» INSTRUCTION: Repeat the data word for word. Do not include the pictures.

» INFORMATION PROVIDED:
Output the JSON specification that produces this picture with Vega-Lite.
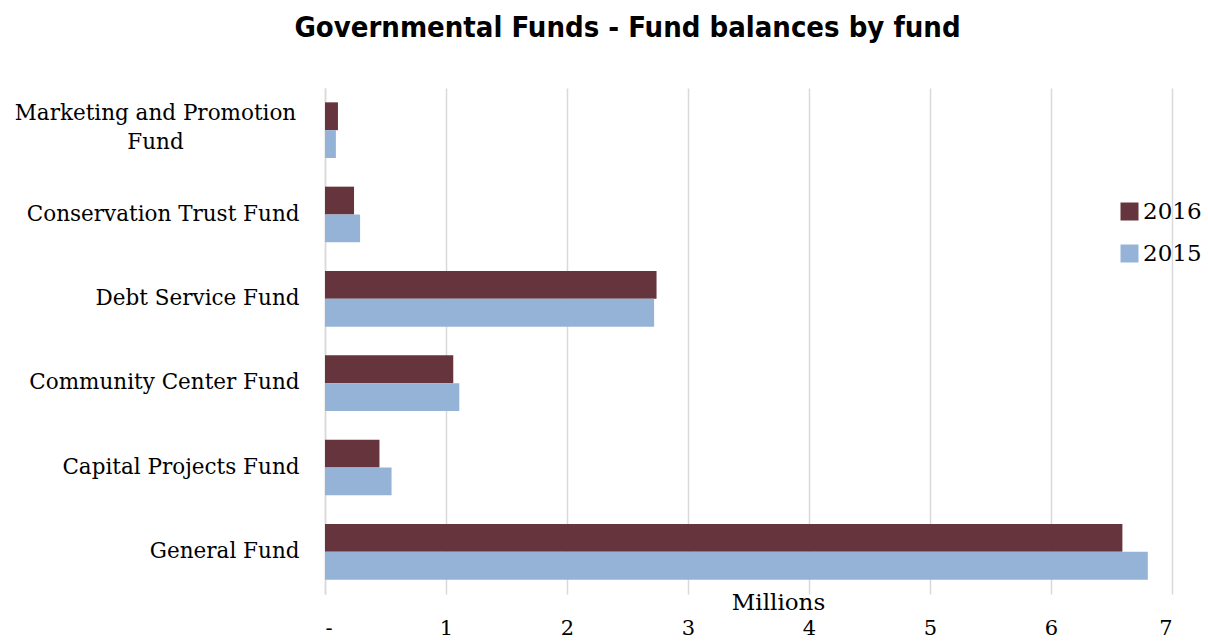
{
  "$schema": "https://vega.github.io/schema/vega-lite/v6.json",
  "width": 847,
  "height": 506,
  "autosize": {"type": "none"},
  "padding": {"left": 325, "top": 88, "right": 36, "bottom": 48},
  "background": "white",
  "title": {
    "text": "Governmental Funds - Fund balances by fund",
    "font": "DejaVu Sans Condensed, Liberation Sans Narrow, Liberation Sans, sans-serif",
    "fontSize": 29,
    "fontWeight": "bold",
    "color": "#000000",
    "anchor": "middle",
    "frame": "group",
    "dx": -121,
    "offset": 45
  },
  "data": {
    "values": [
      {"fund": "Marketing and Promotion Fund", "year": "2016", "value": 0.107},
      {"fund": "Marketing and Promotion Fund", "year": "2015", "value": 0.09},
      {"fund": "Conservation Trust Fund", "year": "2016", "value": 0.24},
      {"fund": "Conservation Trust Fund", "year": "2015", "value": 0.29},
      {"fund": "Debt Service Fund", "year": "2016", "value": 2.74},
      {"fund": "Debt Service Fund", "year": "2015", "value": 2.72},
      {"fund": "Community Center Fund", "year": "2016", "value": 1.06},
      {"fund": "Community Center Fund", "year": "2015", "value": 1.11},
      {"fund": "Capital Projects Fund", "year": "2016", "value": 0.45},
      {"fund": "Capital Projects Fund", "year": "2015", "value": 0.55},
      {"fund": "General Fund", "year": "2016", "value": 6.59},
      {"fund": "General Fund", "year": "2015", "value": 6.80}
    ]
  },
  "mark": {"type": "bar"},
  "encoding": {
    "y": {
      "field": "fund",
      "type": "nominal",
      "sort": ["Marketing and Promotion Fund", "Conservation Trust Fund", "Debt Service Fund", "Community Center Fund", "Capital Projects Fund", "General Fund"],
      "scale": {"paddingInner": 0.34, "paddingOuter": 0.17},
      "axis": {
        "title": null,
        "labelFont": "DejaVu Serif",
        "labelFontSize": 21.5,
        "labelColor": "#000000",
        "labelLineHeight": 29,
        "labelPadding": {"condition": {"test": "datum.value == 'Marketing and Promotion Fund'", "value": 170}, "value": 26},
        "labelAlign": {"condition": {"test": "datum.value == 'Marketing and Promotion Fund'", "value": "center"}, "value": "right"},
        "labelOffset": {"condition": {"test": "datum.value == 'Marketing and Promotion Fund'", "value": -16}, "value": 0},
        "labelLimit": 400,
        "ticks": false,
        "domainColor": "#d9d9d9",
        "domainWidth": 1.5,
        "labelExpr": "datum.label == 'Marketing and Promotion Fund' ? ['Marketing and Promotion', 'Fund'] : datum.label"
      }
    },
    "yOffset": {"field": "year", "type": "nominal", "sort": ["2016", "2015"]},
    "x": {
      "field": "value",
      "type": "quantitative",
      "scale": {"domain": [0, 7], "nice": false},
      "axis": {
        "values": [0, 1, 2, 3, 4, 5, 6, 7],
        "labelExpr": "datum.value == 0 ? '-' : datum.label",
        "labelFont": "DejaVu Serif",
        "labelFontSize": 21,
        "labelColor": "#000000",
        "labelPadding": 23,
        "grid": true,
        "gridColor": "#d9d9d9",
        "gridWidth": 1.5,
        "domain": false,
        "ticks": false,
        "title": "Millions",
        "titleFont": "DejaVu Serif",
        "titleFontSize": 23,
        "titleFontWeight": "normal",
        "titleColor": "#000000",
        "titleX": 453,
        "titleY": -3,
        "titleBaseline": "top"
      }
    },
    "color": {
      "field": "year",
      "type": "nominal",
      "sort": ["2016", "2015"],
      "scale": {"domain": ["2016", "2015"], "range": ["#65343c", "#95b3d7"]},
      "legend": {
        "title": null,
        "orient": "none",
        "legendX": 793,
        "legendY": 112,
        "symbolType": "square",
        "symbolSize": 324,
        "symbolStrokeWidth": 0,
        "labelFont": "DejaVu Serif",
        "labelFontSize": 23,
        "labelColor": "#000000",
        "labelOffset": 2,
        "rowPadding": 18
      }
    }
  },
  "config": {"view": {"stroke": null}}
}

» RESULT FOR THIS TASK:
Output the JSON specification that produces this picture with Vega-Lite.
{
  "$schema": "https://vega.github.io/schema/vega-lite/v6.json",
  "width": 847,
  "height": 506,
  "autosize": {"type": "none"},
  "padding": {"left": 325, "top": 88, "right": 36, "bottom": 48},
  "background": "white",
  "title": {
    "text": "Governmental Funds - Fund balances by fund",
    "font": "DejaVu Sans Condensed, Liberation Sans Narrow, Liberation Sans, sans-serif",
    "fontSize": 29,
    "fontWeight": "bold",
    "color": "#000000",
    "anchor": "middle",
    "frame": "group",
    "dx": -121,
    "offset": 45
  },
  "data": {
    "values": [
      {"fund": "Marketing and Promotion Fund", "year": "2016", "value": 0.107},
      {"fund": "Marketing and Promotion Fund", "year": "2015", "value": 0.09},
      {"fund": "Conservation Trust Fund", "year": "2016", "value": 0.24},
      {"fund": "Conservation Trust Fund", "year": "2015", "value": 0.29},
      {"fund": "Debt Service Fund", "year": "2016", "value": 2.74},
      {"fund": "Debt Service Fund", "year": "2015", "value": 2.72},
      {"fund": "Community Center Fund", "year": "2016", "value": 1.06},
      {"fund": "Community Center Fund", "year": "2015", "value": 1.11},
      {"fund": "Capital Projects Fund", "year": "2016", "value": 0.45},
      {"fund": "Capital Projects Fund", "year": "2015", "value": 0.55},
      {"fund": "General Fund", "year": "2016", "value": 6.59},
      {"fund": "General Fund", "year": "2015", "value": 6.80}
    ]
  },
  "mark": {"type": "bar"},
  "encoding": {
    "y": {
      "field": "fund",
      "type": "nominal",
      "sort": ["Marketing and Promotion Fund", "Conservation Trust Fund", "Debt Service Fund", "Community Center Fund", "Capital Projects Fund", "General Fund"],
      "scale": {"paddingInner": 0.34, "paddingOuter": 0.17},
      "axis": {
        "title": null,
        "labelFont": "DejaVu Serif",
        "labelFontSize": 21.5,
        "labelColor": "#000000",
        "labelLineHeight": 29,
        "labelPadding": {"condition": {"test": "datum.value == 'Marketing and Promotion Fund'", "value": 170}, "value": 26},
        "labelAlign": {"condition": {"test": "datum.value == 'Marketing and Promotion Fund'", "value": "center"}, "value": "right"},
        "labelOffset": {"condition": {"test": "datum.value == 'Marketing and Promotion Fund'", "value": -16}, "value": 0},
        "labelLimit": 400,
        "ticks": false,
        "domainColor": "#d9d9d9",
        "domainWidth": 1.5,
        "labelExpr": "datum.label == 'Marketing and Promotion Fund' ? ['Marketing and Promotion', 'Fund'] : datum.label"
      }
    },
    "yOffset": {"field": "year", "type": "nominal", "sort": ["2016", "2015"]},
    "x": {
      "field": "value",
      "type": "quantitative",
      "scale": {"domain": [0, 7], "nice": false},
      "axis": {
        "values": [0, 1, 2, 3, 4, 5, 6, 7],
        "labelExpr": "datum.value == 0 ? '-' : datum.label",
        "labelFont": "DejaVu Serif",
        "labelFontSize": 21,
        "labelColor": "#000000",
        "labelPadding": 23,
        "grid": true,
        "gridColor": "#d9d9d9",
        "gridWidth": 1.5,
        "domain": false,
        "ticks": false,
        "title": "Millions",
        "titleFont": "DejaVu Serif",
        "titleFontSize": 23,
        "titleFontWeight": "normal",
        "titleColor": "#000000",
        "titleX": 453,
        "titleY": -3,
        "titleBaseline": "top"
      }
    },
    "color": {
      "field": "year",
      "type": "nominal",
      "sort": ["2016", "2015"],
      "scale": {"domain": ["2016", "2015"], "range": ["#65343c", "#95b3d7"]},
      "legend": {
        "title": null,
        "orient": "none",
        "legendX": 793,
        "legendY": 112,
        "symbolType": "square",
        "symbolSize": 324,
        "symbolStrokeWidth": 0,
        "labelFont": "DejaVu Serif",
        "labelFontSize": 23,
        "labelColor": "#000000",
        "labelOffset": 2,
        "rowPadding": 18
      }
    }
  },
  "config": {"view": {"stroke": null}}
}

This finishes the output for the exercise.